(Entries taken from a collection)
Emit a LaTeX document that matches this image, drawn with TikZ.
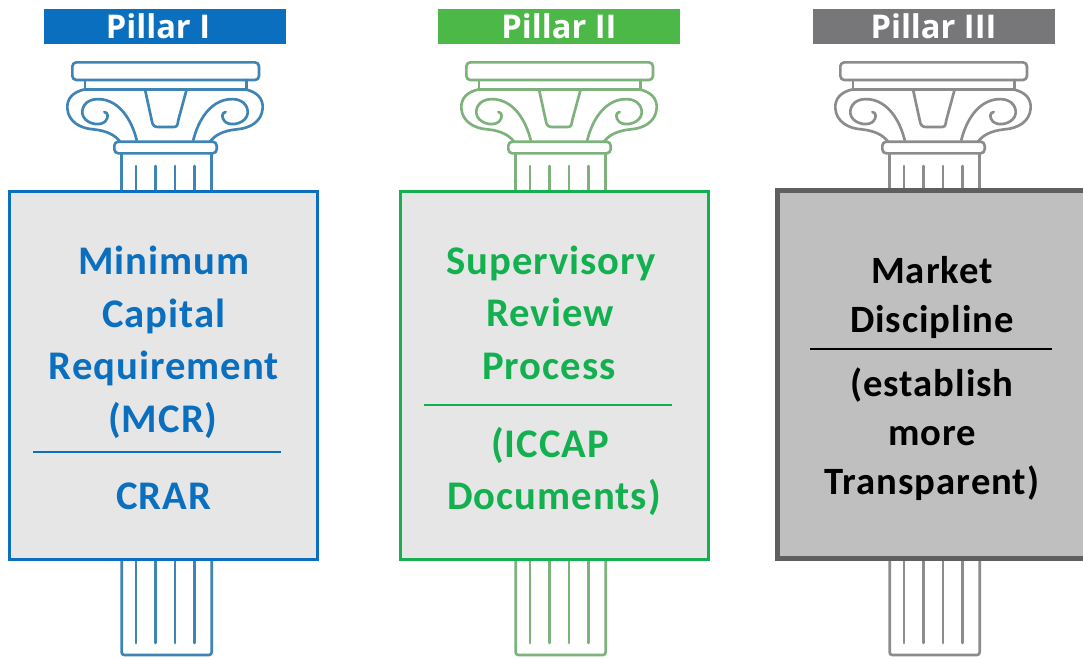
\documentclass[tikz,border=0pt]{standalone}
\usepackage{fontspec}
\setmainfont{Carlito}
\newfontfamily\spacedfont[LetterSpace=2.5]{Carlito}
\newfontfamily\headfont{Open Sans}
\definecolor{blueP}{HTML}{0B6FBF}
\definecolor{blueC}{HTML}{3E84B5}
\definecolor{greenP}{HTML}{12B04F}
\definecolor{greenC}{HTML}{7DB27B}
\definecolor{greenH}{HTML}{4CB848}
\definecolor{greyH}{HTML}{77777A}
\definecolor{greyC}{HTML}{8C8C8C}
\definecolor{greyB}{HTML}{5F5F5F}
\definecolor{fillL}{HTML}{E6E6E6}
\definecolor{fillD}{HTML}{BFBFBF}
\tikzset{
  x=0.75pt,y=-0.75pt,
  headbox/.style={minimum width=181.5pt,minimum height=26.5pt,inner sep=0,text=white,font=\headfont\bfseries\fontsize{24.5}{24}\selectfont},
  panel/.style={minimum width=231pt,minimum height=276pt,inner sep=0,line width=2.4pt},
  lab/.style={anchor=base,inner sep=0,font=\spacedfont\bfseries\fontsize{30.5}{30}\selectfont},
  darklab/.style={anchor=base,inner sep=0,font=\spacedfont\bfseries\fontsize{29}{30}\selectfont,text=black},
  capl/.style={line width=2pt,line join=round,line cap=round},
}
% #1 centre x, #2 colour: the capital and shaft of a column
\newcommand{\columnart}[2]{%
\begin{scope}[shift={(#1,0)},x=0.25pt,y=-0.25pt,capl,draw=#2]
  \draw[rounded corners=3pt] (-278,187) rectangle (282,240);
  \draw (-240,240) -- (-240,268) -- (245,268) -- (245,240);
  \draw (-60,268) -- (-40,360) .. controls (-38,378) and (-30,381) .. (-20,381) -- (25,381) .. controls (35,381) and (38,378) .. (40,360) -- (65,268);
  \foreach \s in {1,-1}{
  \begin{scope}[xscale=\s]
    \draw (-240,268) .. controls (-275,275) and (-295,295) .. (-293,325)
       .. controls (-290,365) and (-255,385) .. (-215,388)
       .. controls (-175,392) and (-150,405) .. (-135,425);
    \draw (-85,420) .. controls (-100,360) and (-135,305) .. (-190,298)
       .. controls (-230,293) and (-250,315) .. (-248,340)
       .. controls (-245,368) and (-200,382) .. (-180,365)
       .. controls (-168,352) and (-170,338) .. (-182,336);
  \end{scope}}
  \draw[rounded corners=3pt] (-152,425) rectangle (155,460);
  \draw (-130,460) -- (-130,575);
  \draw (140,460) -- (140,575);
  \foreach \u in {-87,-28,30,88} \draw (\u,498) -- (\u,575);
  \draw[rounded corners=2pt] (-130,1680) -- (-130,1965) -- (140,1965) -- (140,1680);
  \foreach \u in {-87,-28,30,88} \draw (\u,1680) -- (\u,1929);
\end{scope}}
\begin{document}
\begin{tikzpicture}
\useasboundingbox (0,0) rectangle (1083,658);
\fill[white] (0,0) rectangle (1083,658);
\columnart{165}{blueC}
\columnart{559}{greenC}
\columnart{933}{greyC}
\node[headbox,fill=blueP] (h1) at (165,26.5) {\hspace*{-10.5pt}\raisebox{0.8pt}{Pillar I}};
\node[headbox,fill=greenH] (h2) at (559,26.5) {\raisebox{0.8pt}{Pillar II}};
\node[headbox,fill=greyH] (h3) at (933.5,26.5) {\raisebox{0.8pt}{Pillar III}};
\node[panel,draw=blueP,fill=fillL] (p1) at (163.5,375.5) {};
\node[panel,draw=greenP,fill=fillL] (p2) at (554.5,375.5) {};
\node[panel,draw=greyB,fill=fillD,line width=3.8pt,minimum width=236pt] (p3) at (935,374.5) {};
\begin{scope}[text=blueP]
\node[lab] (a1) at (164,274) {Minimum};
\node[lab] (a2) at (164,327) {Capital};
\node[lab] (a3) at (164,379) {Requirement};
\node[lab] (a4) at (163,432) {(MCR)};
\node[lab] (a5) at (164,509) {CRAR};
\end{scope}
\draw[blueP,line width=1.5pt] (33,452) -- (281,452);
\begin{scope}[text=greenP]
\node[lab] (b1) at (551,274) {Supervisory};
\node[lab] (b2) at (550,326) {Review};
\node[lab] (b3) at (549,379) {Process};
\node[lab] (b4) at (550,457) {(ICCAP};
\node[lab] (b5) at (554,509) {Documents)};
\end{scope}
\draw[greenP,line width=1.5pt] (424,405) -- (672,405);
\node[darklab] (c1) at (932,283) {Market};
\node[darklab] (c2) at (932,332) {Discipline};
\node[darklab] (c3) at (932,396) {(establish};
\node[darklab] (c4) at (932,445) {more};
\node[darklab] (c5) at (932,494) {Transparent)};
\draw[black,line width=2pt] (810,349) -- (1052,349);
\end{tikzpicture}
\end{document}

--

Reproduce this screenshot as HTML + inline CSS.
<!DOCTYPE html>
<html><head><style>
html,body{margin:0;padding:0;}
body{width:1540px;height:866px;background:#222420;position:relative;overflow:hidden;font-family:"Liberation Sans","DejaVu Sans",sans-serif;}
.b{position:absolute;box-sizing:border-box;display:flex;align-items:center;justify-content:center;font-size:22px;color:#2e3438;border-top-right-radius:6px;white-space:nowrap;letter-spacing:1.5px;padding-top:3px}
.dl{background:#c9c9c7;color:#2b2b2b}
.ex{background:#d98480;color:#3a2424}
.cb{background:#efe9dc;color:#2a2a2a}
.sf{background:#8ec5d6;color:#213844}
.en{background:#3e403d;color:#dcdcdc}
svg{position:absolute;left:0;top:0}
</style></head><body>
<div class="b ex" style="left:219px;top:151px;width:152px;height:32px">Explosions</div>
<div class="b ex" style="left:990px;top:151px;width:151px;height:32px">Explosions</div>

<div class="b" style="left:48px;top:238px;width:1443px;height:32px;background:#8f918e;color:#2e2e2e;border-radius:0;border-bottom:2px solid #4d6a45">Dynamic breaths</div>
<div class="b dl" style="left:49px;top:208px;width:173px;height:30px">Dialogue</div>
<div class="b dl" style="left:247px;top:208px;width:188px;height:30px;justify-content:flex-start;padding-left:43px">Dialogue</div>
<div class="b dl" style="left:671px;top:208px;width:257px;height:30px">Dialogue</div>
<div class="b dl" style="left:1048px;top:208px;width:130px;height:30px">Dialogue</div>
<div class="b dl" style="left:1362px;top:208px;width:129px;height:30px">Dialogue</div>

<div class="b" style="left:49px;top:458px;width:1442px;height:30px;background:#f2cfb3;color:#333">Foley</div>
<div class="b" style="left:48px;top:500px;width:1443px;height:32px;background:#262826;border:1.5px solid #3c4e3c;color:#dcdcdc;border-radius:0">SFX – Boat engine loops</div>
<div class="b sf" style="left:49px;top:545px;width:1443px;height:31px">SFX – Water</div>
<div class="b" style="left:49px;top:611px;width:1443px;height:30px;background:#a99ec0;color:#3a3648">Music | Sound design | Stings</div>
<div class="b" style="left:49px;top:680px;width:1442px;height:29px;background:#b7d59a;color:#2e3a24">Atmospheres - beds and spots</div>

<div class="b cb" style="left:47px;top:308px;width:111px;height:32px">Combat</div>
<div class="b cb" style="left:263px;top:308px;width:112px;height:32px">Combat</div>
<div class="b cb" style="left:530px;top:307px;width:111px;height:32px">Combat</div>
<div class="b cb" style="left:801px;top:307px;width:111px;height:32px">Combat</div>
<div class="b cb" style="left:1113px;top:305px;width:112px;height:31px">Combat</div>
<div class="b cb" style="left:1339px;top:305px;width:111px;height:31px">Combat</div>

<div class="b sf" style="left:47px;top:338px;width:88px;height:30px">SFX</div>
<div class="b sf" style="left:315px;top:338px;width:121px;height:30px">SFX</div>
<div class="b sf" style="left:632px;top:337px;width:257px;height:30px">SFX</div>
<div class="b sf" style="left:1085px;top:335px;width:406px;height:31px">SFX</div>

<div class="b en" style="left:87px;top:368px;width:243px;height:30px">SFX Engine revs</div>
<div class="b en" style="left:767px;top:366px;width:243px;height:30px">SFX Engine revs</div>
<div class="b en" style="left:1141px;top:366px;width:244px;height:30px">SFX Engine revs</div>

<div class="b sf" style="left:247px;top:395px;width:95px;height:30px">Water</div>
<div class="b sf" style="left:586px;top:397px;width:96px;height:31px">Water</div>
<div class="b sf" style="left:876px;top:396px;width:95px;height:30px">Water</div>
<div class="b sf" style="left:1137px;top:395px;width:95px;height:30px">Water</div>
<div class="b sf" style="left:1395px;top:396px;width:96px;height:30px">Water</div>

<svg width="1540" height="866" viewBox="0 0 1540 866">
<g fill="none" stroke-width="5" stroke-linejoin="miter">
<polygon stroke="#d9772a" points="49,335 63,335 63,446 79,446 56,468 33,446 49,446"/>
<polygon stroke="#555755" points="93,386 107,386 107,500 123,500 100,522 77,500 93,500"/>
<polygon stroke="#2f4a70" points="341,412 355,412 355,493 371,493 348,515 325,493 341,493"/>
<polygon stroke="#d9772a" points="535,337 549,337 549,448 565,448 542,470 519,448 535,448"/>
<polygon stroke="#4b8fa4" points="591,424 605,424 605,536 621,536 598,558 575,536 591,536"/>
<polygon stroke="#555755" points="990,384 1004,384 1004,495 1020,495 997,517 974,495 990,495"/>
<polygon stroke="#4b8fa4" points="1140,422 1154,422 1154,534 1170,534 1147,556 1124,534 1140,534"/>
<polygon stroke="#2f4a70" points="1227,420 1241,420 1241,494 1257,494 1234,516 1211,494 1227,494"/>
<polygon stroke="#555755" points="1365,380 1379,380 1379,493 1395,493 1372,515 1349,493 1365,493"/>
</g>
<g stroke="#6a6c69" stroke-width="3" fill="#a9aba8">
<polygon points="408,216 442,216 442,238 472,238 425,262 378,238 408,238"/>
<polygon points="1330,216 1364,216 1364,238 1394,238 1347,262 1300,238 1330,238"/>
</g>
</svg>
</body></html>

---

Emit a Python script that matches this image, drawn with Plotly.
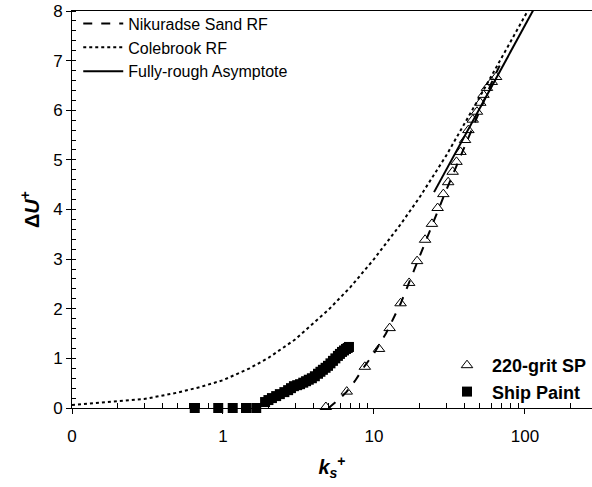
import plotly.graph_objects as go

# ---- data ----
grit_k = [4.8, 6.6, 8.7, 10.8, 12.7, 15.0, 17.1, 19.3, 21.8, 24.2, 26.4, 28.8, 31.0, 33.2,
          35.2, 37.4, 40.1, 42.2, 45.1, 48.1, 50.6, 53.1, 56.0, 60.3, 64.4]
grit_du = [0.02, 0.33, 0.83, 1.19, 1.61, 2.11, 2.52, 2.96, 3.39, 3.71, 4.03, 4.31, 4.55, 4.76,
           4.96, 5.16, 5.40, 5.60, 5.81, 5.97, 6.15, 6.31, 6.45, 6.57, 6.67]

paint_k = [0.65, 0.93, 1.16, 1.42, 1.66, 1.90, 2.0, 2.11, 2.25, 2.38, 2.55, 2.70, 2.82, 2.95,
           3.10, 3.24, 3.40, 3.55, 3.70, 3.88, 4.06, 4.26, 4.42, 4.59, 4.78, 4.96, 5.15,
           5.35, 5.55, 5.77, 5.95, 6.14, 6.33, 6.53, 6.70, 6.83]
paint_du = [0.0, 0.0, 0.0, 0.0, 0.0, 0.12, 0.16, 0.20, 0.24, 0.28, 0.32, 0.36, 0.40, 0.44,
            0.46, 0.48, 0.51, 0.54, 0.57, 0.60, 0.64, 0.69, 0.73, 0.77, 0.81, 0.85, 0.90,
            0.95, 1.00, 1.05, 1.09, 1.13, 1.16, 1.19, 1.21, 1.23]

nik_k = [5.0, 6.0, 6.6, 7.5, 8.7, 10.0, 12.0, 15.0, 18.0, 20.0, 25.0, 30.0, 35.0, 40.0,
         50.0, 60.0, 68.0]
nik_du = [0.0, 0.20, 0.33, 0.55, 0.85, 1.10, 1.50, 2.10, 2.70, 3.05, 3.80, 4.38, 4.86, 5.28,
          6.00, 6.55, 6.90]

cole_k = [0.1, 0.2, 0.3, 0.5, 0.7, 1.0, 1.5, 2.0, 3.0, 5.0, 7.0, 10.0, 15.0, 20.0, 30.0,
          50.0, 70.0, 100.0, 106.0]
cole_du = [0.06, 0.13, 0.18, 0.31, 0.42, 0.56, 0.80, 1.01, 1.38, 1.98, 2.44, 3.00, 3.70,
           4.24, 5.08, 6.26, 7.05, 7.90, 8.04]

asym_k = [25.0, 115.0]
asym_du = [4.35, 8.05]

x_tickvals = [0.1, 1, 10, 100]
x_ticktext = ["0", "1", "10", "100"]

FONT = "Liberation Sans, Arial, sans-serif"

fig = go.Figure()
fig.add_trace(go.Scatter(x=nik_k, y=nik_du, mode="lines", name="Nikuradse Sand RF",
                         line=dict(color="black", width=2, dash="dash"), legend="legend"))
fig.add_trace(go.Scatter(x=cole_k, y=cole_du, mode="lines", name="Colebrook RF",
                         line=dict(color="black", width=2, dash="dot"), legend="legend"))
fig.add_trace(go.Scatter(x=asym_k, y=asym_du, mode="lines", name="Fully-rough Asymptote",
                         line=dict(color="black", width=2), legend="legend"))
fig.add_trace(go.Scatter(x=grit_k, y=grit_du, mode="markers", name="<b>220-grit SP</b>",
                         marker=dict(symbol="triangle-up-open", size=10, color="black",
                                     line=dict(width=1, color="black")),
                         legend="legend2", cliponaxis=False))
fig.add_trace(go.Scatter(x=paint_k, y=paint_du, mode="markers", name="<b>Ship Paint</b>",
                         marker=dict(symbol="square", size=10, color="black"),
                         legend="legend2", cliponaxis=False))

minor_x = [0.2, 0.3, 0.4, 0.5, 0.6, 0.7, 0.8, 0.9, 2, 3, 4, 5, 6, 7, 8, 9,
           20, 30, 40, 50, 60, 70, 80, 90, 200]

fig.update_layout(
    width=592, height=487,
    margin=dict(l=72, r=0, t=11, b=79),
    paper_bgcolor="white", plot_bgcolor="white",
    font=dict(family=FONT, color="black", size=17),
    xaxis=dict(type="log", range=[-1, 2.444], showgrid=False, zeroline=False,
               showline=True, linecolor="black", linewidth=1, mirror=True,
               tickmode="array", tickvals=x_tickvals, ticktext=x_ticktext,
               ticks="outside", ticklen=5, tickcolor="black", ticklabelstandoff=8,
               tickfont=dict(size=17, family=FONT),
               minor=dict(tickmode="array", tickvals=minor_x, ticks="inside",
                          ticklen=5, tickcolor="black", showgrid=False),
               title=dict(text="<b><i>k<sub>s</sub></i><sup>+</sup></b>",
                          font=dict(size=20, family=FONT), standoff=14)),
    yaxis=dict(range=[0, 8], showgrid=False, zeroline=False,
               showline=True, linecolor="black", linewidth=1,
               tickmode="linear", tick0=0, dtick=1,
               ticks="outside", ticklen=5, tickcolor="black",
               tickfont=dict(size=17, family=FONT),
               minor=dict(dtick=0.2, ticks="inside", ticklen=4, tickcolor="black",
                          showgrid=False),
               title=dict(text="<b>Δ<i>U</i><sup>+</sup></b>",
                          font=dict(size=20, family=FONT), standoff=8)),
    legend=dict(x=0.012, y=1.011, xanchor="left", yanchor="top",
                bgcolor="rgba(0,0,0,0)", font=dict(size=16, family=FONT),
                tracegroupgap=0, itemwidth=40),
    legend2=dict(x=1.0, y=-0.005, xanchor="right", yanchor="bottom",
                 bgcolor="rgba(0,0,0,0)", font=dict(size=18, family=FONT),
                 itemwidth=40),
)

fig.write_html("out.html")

■ **Prompt**
Make an exact copy of the lines from the one with "Emit a Python" through the one with "6.45, 6.57, 6.67]", both ends in, and nothing else. Drop every picture.

■ **Exercise result**
Emit a Python script that matches this image, drawn with Plotly.
import plotly.graph_objects as go

# ---- data ----
grit_k = [4.8, 6.6, 8.7, 10.8, 12.7, 15.0, 17.1, 19.3, 21.8, 24.2, 26.4, 28.8, 31.0, 33.2,
          35.2, 37.4, 40.1, 42.2, 45.1, 48.1, 50.6, 53.1, 56.0, 60.3, 64.4]
grit_du = [0.02, 0.33, 0.83, 1.19, 1.61, 2.11, 2.52, 2.96, 3.39, 3.71, 4.03, 4.31, 4.55, 4.76,
           4.96, 5.16, 5.40, 5.60, 5.81, 5.97, 6.15, 6.31, 6.45, 6.57, 6.67]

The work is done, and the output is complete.